C.A.: The so-called “ombudscientist,” Roselynn. She had a heavier beard than I did. Every time she spoke, I thought she was going to explode—have a heart attack. Her issue was almost always the same: alfalfa. She’d bring cases of alfalfa to our council meetings. Her thing was promoting synergy. Not easy among politicians.

T.B.: That’s entertainment. But city government isn’t always boffo. What went through your mind as you sat through some of those endless city council meetings?

C.A.: What I’m gonna have for lunch. Really, I learned how to zone out sometimes. You know, by now, I’ve heard most of these issues come around at least four or five times. And I’m sitting here trying to guess which way it’s going to go this time. Déjà vu all over again. But then, this is what Thomas Jefferson wanted. Let them talk.

T.B.: Who’s the most difficult person you’ve had to work with—mayor or city councilmember?

C.A.: Susan Golding.

T.B.: Why?

C.A.: She was tough on people. And she was impatient with me. Her troops gave me a hard time. I didn’t think I was going to survive her term as mayor. People said, “How do you handle it?” I said, “Look at me. When I started I was 6-foot-4, a full head of hair, a small nose.”

T.B.: Who was the most fun?

C.A.: I think current Councilman Michael Zucchet. He has the best sense of humor. He’s sharp. I think he’s a brilliant man. And funny.

T.B.: The city clerk doesn’t often make headlines. But you got more than your share when you gave the go-ahead for Donna Frye’s controversial write-in candidacy for mayor last fall. Did you make a mistake?

C.A.: Absolutely not. What I did was based on the municipal code. Back in 1984, we didn’t have any provision in the elections code for write-in candidates. And so we barred a would-be write-in. But it was appealed, and in Canaan vs. Abdelnour, the state supreme court said it’s unconstitutional to deprive anybody of the right to be a write-in candidate. So we rewrote the nine pages in the municipal code for that. And then, unfortunately, our city attorney, John Witt, did not change the city charter, which still banned writeins, to bring them into sync.

T.B.: Now a city commission unanimously recommends a ban on writeins in runoffs. But the city council is dragging its feet. Do you think writeins in the general election should be banned?

C.A.: No. You know, this wouldn’t have been an issue if Dick Murphy and Ron Roberts hadn’t encouraged Donna Frye to run. They each thought her candidacy would siphon off votes and keep the other one from getting enough to win.
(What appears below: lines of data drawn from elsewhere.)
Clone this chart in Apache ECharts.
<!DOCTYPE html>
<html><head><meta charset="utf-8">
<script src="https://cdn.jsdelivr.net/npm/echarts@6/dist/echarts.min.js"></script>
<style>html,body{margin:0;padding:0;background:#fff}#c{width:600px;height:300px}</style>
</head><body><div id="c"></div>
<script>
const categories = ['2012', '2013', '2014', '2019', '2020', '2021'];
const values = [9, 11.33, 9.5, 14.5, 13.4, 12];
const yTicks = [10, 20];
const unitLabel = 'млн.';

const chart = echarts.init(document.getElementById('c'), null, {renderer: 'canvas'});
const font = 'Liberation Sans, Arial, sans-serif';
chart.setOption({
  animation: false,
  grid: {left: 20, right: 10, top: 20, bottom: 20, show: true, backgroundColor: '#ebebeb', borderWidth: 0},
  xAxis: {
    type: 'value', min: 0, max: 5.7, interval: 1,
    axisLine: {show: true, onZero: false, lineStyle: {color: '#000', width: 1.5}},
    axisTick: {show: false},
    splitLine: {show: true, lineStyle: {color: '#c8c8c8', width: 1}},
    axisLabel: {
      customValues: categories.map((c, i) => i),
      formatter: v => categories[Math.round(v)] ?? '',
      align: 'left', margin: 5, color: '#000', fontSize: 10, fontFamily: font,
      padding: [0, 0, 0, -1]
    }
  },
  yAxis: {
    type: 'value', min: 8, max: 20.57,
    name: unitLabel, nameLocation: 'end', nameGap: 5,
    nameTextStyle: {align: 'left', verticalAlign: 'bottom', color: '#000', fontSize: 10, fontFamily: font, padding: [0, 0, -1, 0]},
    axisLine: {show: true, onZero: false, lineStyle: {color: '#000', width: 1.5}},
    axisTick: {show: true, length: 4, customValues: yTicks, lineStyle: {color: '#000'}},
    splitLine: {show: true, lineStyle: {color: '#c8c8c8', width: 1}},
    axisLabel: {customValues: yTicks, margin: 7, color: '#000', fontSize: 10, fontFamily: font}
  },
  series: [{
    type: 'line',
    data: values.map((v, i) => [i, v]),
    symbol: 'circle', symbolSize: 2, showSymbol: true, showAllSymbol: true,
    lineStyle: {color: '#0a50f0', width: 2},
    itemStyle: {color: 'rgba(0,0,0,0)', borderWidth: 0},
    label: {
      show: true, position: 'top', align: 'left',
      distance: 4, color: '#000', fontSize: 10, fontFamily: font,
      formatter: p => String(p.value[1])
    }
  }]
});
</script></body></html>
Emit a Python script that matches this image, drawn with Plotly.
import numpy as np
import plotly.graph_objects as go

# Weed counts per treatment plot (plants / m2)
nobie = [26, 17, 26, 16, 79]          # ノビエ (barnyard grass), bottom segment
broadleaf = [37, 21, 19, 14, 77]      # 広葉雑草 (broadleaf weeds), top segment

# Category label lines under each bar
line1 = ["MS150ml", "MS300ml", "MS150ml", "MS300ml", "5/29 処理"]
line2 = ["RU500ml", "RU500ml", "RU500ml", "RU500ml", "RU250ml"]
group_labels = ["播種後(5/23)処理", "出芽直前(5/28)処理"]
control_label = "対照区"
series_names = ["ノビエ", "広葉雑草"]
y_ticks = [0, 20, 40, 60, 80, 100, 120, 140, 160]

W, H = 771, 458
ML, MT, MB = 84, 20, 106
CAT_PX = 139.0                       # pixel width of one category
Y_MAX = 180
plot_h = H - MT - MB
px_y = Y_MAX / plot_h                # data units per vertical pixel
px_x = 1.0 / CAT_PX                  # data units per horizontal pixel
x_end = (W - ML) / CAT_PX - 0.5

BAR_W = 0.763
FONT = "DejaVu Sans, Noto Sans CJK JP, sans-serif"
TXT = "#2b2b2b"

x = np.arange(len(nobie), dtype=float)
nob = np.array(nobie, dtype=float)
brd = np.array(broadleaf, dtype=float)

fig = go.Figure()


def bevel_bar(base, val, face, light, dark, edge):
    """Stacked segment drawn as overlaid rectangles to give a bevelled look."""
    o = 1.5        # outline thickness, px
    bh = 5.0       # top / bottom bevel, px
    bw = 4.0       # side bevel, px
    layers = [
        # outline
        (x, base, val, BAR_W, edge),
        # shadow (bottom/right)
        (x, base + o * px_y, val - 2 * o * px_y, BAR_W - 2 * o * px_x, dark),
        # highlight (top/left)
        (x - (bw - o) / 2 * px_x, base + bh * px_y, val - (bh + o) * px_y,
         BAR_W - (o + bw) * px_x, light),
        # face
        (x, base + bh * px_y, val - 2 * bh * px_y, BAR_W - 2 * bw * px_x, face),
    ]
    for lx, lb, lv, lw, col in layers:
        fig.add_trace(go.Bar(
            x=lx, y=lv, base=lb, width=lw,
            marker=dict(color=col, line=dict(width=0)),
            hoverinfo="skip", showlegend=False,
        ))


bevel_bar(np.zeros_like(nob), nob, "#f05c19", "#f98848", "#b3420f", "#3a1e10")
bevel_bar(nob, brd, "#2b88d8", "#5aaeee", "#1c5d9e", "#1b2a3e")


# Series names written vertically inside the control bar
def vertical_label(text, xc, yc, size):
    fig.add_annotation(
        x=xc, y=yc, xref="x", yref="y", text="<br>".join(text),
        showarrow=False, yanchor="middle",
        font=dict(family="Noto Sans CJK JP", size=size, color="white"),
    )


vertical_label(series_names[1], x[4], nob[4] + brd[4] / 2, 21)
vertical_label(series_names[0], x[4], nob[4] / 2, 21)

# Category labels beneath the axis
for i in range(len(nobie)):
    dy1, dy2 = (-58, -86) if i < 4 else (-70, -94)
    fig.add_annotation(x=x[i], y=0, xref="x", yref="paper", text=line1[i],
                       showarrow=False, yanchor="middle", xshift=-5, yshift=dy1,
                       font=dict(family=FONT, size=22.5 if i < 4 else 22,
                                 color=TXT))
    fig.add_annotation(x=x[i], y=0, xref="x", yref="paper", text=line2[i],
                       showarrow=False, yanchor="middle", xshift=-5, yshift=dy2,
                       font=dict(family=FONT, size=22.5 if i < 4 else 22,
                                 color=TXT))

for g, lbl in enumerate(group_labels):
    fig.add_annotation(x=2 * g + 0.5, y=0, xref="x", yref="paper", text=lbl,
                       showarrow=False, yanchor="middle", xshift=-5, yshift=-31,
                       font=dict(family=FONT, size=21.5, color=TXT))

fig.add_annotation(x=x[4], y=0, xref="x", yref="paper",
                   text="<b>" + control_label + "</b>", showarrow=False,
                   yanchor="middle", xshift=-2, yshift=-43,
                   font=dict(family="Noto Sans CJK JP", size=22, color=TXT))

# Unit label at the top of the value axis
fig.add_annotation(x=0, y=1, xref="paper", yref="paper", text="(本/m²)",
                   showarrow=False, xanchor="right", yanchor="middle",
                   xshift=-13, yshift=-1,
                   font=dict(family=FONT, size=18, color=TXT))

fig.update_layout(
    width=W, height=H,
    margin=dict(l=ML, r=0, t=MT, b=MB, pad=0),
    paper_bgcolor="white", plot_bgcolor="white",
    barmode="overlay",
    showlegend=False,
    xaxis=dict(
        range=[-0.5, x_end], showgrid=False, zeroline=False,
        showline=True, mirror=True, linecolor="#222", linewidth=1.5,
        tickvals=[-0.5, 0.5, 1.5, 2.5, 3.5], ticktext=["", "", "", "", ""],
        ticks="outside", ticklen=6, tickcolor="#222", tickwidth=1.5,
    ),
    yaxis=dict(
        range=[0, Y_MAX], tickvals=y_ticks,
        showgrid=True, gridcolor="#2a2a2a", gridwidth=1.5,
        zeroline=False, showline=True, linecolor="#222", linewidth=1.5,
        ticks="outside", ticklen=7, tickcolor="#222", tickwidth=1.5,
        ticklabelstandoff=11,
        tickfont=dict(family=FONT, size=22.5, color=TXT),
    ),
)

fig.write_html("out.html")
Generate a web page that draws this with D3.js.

T.B.: What’s your happiest City Hall memory?

C.A.: The moment I was first given the opportunity to serve San Diego, from the first constituent, to planning groups, to leaders of private industry, and the same with all the councils. There hasn’t been one council that I have not learned something from. And I have the fullest confidence we’ll be fully recovered from this current financial mess—because I have a pension, and I don’t want to see it cut.